Mos News | June 5th 2006

Russia, which pioneered and then abandoned robotic exploration of the Moon after losing the Space Race and collapse of the Soviet Union, is starting the development of its first lunar mission in 30 years, the Aviation Week and Space Technology reported Monday.

The ambitious flight, entering initial design, will include a lunar orbiter that, under the current plan, will also simultaneously deploy 13 probes across diverse regions of the lunar surface. This will include two penetrators that will be fired toward the Apollo 11 and Apollo 12 landing sites to acquire subsurface data to build on the manned exploration and instrumentation left at those locations 37 years ago by U.S. astronauts.

The Russian flight is also to shower 10 other higher-speed penetrators on the Moon that will form a seismic network to help solve questions about the Moon’s origin.

The new “Luna-Glob” mission is now a formal part of the Russian space plan with launch set for 2012, says Nikolay F. Moiseev, deputy director of the Russian space agency. With the new lunar flight, Russia finally joins the U.S., China, India, Japan and Europe in renewed exploration of the Moon. But the program is also subject to future budget and technical risks.

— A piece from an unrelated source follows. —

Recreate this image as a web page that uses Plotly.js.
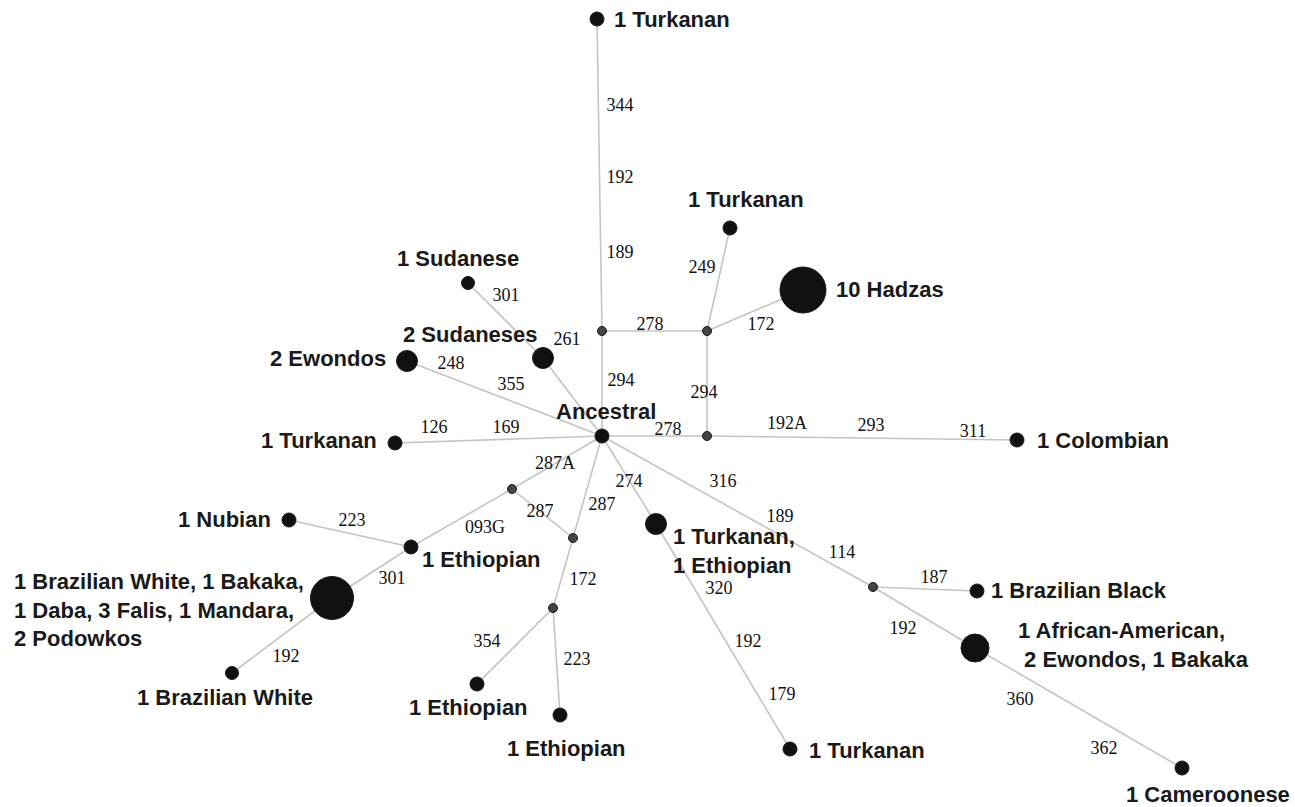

The Russian lunar mission is to follow the launch in 2009 of a Russian sample return flight to the Martian moon Phobos as part of a renewal of Russian robotic planetary exploration, Moiseev told Aviation Week & Space Technology. Both missions have science goals related to the formation of bodies in the Solar System. The Phobos flight would help confirm theories about it being a captured asteroid, while the Luna mission would sort out competing theories of the Moon’s origin. The ambitious lunar flight would also add data to the theory that water ice, possibly useful to future lunar astronauts, may exist in permanently shadowed area of south polar craters.

The lunar mission is now “most definitely part of our plan” Moiseev said. It is to be launched on a Soyuz booster, or a Molniya version of the Soyuz with an extra upper stage.

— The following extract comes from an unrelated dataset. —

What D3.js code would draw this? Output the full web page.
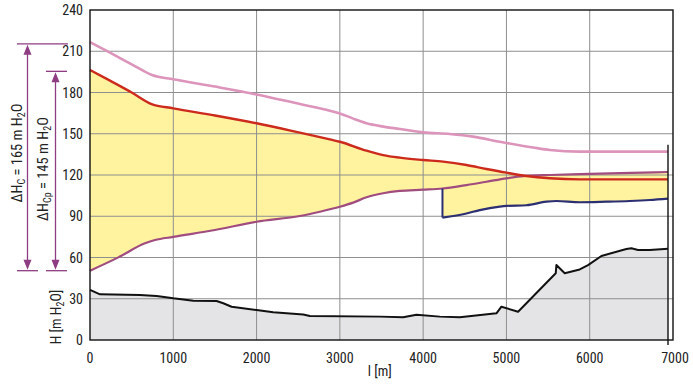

The U.S., China, India and Japan are all planning to launch new orbiters to the Moon starting in 2008, and Japan is also developing its own lunar penetrator mission that would be much less ambitious than Russia’s. The U.S. impacter would be part of the 2008 U.S. orbiter, but would not return data directly from the surface, as is planned for all 13 of the Russian probes.

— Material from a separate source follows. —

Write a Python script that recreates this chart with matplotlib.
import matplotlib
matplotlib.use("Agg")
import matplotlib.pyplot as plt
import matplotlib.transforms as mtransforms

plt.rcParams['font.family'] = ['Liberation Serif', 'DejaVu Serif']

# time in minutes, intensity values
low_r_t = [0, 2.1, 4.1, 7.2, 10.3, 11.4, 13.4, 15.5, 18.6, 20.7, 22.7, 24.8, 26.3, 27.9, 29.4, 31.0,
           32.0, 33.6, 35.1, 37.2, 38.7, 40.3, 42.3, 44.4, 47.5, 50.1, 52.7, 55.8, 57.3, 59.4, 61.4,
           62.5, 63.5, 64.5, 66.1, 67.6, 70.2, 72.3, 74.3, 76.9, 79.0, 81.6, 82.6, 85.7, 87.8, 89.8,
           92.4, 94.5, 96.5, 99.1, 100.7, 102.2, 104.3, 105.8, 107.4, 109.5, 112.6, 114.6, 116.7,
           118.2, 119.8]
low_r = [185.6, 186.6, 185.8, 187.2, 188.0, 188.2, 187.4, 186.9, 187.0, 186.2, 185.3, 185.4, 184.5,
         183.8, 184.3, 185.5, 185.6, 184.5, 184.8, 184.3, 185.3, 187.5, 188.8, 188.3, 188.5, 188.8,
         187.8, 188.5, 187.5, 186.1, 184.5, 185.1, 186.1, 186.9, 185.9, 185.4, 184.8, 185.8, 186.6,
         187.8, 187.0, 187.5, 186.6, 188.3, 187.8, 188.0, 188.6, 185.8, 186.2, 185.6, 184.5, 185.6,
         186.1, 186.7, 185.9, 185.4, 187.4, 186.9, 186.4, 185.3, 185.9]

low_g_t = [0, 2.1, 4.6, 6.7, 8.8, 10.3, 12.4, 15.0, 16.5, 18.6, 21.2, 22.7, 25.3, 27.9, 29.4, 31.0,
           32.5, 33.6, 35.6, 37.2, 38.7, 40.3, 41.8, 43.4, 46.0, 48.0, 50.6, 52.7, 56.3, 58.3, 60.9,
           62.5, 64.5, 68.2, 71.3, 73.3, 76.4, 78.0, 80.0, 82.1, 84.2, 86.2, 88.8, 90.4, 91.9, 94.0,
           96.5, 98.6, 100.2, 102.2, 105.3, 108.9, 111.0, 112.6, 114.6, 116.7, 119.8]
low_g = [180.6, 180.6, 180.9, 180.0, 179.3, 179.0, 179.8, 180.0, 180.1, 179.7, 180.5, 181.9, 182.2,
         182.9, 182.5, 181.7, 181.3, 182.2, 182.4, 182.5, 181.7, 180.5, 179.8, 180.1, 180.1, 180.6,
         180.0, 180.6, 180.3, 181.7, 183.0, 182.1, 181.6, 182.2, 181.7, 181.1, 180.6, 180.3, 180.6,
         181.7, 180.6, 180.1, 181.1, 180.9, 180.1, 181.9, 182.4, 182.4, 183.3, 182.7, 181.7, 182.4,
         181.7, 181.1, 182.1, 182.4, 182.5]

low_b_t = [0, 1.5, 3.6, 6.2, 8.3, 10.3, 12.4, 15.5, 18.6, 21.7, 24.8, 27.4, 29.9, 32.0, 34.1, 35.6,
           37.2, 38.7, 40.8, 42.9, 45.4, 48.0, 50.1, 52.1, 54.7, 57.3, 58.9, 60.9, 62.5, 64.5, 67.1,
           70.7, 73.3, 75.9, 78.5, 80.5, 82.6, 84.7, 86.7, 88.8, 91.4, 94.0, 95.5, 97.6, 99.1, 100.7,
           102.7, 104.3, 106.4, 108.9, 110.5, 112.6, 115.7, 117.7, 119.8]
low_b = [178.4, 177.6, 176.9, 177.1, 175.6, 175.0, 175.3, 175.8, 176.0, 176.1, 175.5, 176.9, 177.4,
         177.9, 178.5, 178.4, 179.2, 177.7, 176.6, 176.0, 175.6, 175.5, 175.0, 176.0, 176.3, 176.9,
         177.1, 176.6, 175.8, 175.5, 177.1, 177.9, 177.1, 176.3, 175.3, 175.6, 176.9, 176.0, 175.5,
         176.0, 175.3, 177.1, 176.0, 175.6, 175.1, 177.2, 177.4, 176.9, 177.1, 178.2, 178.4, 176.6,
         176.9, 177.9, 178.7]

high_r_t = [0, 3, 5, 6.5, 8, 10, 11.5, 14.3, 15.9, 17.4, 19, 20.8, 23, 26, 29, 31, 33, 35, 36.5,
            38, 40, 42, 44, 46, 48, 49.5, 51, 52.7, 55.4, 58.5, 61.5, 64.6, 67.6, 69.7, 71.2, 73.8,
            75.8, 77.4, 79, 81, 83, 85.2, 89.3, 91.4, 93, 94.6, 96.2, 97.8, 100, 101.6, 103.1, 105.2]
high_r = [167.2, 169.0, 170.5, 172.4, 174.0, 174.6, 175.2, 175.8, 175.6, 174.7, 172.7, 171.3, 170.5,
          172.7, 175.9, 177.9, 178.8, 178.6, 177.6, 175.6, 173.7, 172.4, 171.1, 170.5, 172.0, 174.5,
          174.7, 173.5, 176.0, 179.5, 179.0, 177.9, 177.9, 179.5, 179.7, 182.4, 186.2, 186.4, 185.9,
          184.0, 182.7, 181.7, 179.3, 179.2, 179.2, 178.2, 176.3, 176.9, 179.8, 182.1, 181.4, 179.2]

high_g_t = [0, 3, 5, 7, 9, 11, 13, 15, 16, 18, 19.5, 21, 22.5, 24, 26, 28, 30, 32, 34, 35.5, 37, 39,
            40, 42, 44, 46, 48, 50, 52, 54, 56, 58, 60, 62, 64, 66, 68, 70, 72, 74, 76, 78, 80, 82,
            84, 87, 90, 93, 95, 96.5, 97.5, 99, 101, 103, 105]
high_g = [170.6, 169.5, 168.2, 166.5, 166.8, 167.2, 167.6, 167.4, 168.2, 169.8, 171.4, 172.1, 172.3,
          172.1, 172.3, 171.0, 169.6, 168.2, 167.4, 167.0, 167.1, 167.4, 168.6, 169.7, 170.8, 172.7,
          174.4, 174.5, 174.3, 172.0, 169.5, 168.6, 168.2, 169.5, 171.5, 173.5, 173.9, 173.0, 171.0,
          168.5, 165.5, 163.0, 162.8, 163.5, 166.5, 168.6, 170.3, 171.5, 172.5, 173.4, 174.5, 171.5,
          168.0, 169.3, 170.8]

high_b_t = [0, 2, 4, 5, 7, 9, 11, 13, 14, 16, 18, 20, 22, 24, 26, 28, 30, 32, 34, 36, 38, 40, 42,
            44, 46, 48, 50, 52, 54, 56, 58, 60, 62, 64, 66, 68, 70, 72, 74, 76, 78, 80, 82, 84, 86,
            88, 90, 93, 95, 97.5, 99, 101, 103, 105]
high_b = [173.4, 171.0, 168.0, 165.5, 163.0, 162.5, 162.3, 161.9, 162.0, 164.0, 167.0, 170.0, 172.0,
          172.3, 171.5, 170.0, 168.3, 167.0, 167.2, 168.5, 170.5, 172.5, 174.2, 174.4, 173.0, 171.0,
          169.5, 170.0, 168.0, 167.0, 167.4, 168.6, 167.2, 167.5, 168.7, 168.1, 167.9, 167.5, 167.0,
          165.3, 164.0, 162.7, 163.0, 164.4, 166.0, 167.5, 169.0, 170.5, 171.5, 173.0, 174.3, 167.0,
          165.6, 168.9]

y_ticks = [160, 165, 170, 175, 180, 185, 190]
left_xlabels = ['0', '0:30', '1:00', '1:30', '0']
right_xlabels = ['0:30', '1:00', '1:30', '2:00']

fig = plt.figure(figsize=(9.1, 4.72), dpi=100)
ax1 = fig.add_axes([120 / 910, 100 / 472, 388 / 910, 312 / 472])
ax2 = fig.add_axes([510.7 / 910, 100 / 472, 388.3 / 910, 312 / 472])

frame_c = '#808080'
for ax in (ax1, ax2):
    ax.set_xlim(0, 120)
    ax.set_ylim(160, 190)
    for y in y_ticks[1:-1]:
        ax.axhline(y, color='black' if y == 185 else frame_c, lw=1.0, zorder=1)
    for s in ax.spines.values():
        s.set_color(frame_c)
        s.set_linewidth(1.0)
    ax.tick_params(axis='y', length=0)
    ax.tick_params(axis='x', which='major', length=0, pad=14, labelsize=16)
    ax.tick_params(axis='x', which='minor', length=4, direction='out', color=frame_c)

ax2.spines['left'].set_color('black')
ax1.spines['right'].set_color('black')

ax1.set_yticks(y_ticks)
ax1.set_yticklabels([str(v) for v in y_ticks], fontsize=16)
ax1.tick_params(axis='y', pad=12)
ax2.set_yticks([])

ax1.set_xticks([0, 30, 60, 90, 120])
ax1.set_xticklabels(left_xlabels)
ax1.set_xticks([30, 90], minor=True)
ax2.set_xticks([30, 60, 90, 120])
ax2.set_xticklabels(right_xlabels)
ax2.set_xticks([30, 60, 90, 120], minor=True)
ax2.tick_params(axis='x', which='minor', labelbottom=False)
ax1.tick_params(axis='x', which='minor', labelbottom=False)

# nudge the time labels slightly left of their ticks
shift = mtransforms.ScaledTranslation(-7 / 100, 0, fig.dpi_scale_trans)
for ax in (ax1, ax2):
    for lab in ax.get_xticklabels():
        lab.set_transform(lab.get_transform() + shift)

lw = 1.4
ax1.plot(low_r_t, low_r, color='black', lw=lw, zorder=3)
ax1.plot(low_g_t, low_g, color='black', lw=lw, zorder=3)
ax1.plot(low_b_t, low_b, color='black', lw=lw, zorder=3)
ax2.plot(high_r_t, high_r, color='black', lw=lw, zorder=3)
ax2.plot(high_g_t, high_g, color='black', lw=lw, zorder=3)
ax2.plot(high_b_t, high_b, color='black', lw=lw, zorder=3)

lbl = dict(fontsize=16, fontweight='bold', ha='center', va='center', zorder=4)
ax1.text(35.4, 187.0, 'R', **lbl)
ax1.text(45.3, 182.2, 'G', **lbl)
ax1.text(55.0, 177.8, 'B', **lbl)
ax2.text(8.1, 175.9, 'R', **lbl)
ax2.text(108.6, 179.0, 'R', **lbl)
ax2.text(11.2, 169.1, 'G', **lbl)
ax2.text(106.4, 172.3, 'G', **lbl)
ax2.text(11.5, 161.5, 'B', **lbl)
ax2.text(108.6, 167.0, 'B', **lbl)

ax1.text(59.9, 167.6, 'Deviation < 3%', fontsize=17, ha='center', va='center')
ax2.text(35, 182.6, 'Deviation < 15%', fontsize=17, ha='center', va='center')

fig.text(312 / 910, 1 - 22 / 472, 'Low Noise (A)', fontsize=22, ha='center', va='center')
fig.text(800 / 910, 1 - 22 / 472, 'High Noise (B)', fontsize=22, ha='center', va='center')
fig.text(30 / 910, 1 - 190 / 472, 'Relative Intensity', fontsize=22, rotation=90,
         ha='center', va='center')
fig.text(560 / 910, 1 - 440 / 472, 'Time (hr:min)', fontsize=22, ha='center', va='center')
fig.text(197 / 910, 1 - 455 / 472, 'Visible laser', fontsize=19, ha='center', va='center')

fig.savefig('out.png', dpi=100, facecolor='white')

At the height of the Cold War, the Soviet Union achieved many firsts in robotic lunar exploration. Between 1958-76, the USSR attempted the launch of 60 robotic lunar missions. Roughly 30 involved launch or trajectory problems, less of a challenge today, while about 10 failed on or near the Moon. About 20, however, were a total or partial success.

Major Soviet achievements included the first lunar flyby in 1959; the first lunar far-side photos in 1960; the first semi-soft lander to return images from the surface in 1966; a series of successful lunar orbiters starting in 1966; three robotic sample returns in 1970, ’72 an ’76; and two Lunokhod rovers in 1970 and ’73. The two Lunokhods, roved 6 and 23 mi. across the lunar surface, respectively.